DATA

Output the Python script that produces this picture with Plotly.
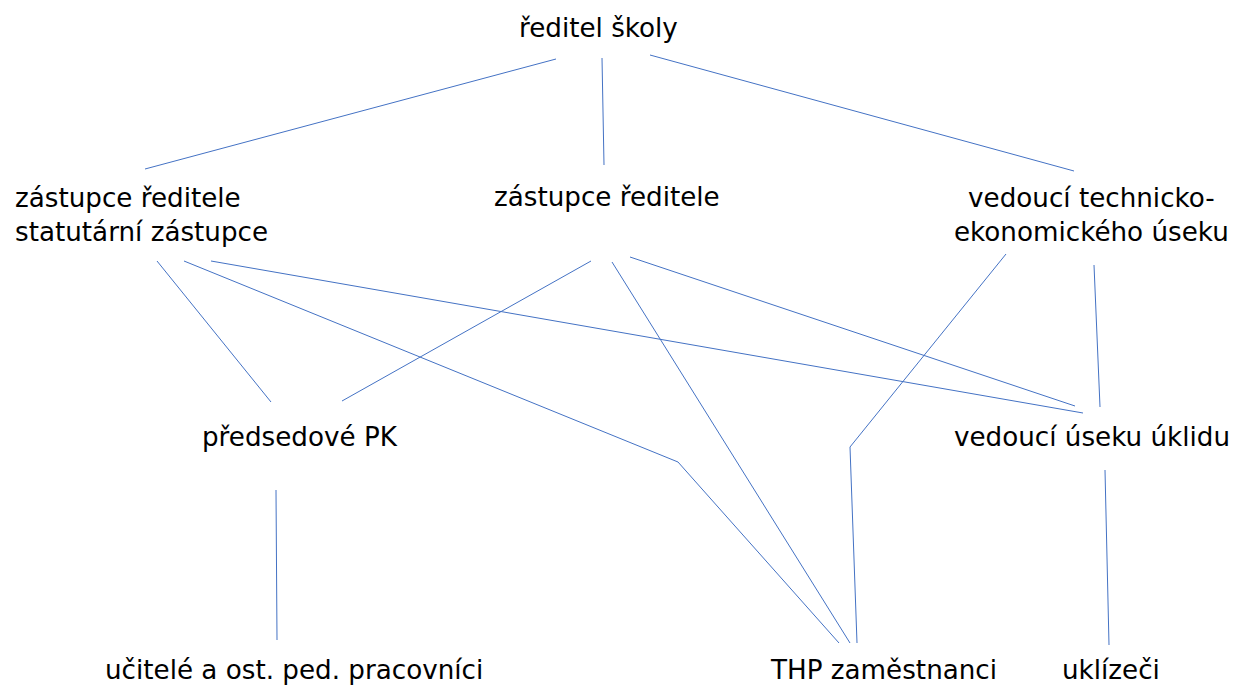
import plotly.graph_objects as go

# Nodes (labels) and their anchor positions on the canvas
node_names = ["reditel", "zast_stat", "zast", "vedouci_te", "predsedove", "vedouci_ukl",
              "ucitele", "thp", "uklizeci"]
node_labels = ["ředitel školy", "zástupce ředitele<br>statutární zástupce", "zástupce ředitele",
               "vedoucí technicko-<br>ekonomického úseku", "předsedové PK", "vedoucí úseku úklidu",
               "učitelé a ost. ped. pracovníci", "THP zaměstnanci", "uklízeči"]
node_x = [598, 13, 607, 1091, 300, 1092, 294, 883, 1111]
node_y = [28, 215, 197, 215, 437, 437, 670, 670, 670]
node_anchor = ["center", "left", "center", "center", "center", "center", "center", "center", "center"]

# Connector polylines (x and y vertex lists)
edge_x = [
    [556, 145], [602, 604], [650, 1074],
    [157, 271], [184, 678, 839], [211, 1083],
    [591, 342], [612, 850], [630, 1075],
    [1006, 850, 857], [1094, 1100],
    [276, 277], [1105, 1109],
]
edge_y = [
    [59, 169], [58, 165], [55, 171],
    [261, 402], [261, 462, 643], [261, 413],
    [261, 401], [262, 643], [257, 406],
    [254, 447, 643], [265, 407],
    [490, 640], [470, 645],
]

fig = go.Figure()
for ex, ey in zip(edge_x, edge_y):
    fig.add_trace(go.Scatter(x=ex, y=ey, mode="lines",
                             line=dict(color="#4472C4", width=1),
                             hoverinfo="skip", showlegend=False))

for lbl, x, y, anc in zip(node_labels, node_x, node_y, node_anchor):
    fig.add_annotation(x=x, y=y, text=lbl, showarrow=False, xref="x", yref="y",
                       xanchor=anc, yanchor="middle", align=anc,
                       font=dict(family="DejaVu Sans", size=26.2, color="#000000"))

# page body has an 8px margin; size the figure to fit the window and shift
# the axis ranges so data units equal page pixels
fig.update_layout(
    width=1232, height=684,
    margin=dict(l=0, r=0, t=0, b=0),
    paper_bgcolor="white", plot_bgcolor="white",
    xaxis=dict(range=[8, 1240], visible=False, fixedrange=True),
    yaxis=dict(range=[692, 8], visible=False, fixedrange=True),
    showlegend=False,
)
fig.write_html("out.html", config={"displayModeBar": False})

WORK REQUIRED
Give an exact copy of the material, leaving out every picture.

WRITTEN ANSWER
Output the Python script that produces this picture with Plotly.
import plotly.graph_objects as go

# Nodes (labels) and their anchor positions on the canvas
node_names = ["reditel", "zast_stat", "zast", "vedouci_te", "predsedove", "vedouci_ukl",
              "ucitele", "thp", "uklizeci"]
node_labels = ["ředitel školy", "zástupce ředitele<br>statutární zástupce", "zástupce ředitele",
               "vedoucí technicko-<br>ekonomického úseku", "předsedové PK", "vedoucí úseku úklidu",
               "učitelé a ost. ped. pracovníci", "THP zaměstnanci", "uklízeči"]
node_x = [598, 13, 607, 1091, 300, 1092, 294, 883, 1111]
node_y = [28, 215, 197, 215, 437, 437, 670, 670, 670]
node_anchor = ["center", "left", "center", "center", "center", "center", "center", "center", "center"]

# Connector polylines (x and y vertex lists)
edge_x = [
    [556, 145], [602, 604], [650, 1074],
    [157, 271], [184, 678, 839], [211, 1083],
    [591, 342], [612, 850], [630, 1075],
    [1006, 850, 857], [1094, 1100],
    [276, 277], [1105, 1109],
]
edge_y = [
    [59, 169], [58, 165], [55, 171],
    [261, 402], [261, 462, 643], [261, 413],
    [261, 401], [262, 643], [257, 406],
    [254, 447, 643], [265, 407],
    [490, 640], [470, 645],
]

fig = go.Figure()
for ex, ey in zip(edge_x, edge_y):
    fig.add_trace(go.Scatter(x=ex, y=ey, mode="lines",
                             line=dict(color="#4472C4", width=1),
                             hoverinfo="skip", showlegend=False))

for lbl, x, y, anc in zip(node_labels, node_x, node_y, node_anchor):
    fig.add_annotation(x=x, y=y, text=lbl, showarrow=False, xref="x", yref="y",
                       xanchor=anc, yanchor="middle", align=anc,
                       font=dict(family="DejaVu Sans", size=26.2, color="#000000"))

# page body has an 8px margin; size the figure to fit the window and shift
# the axis ranges so data units equal page pixels
fig.update_layout(
    width=1232, height=684,
    margin=dict(l=0, r=0, t=0, b=0),
    paper_bgcolor="white", plot_bgcolor="white",
    xaxis=dict(range=[8, 1240], visible=False, fixedrange=True),
    yaxis=dict(range=[692, 8], visible=False, fixedrange=True),
    showlegend=False,
)
fig.write_html("out.html", config={"displayModeBar": False})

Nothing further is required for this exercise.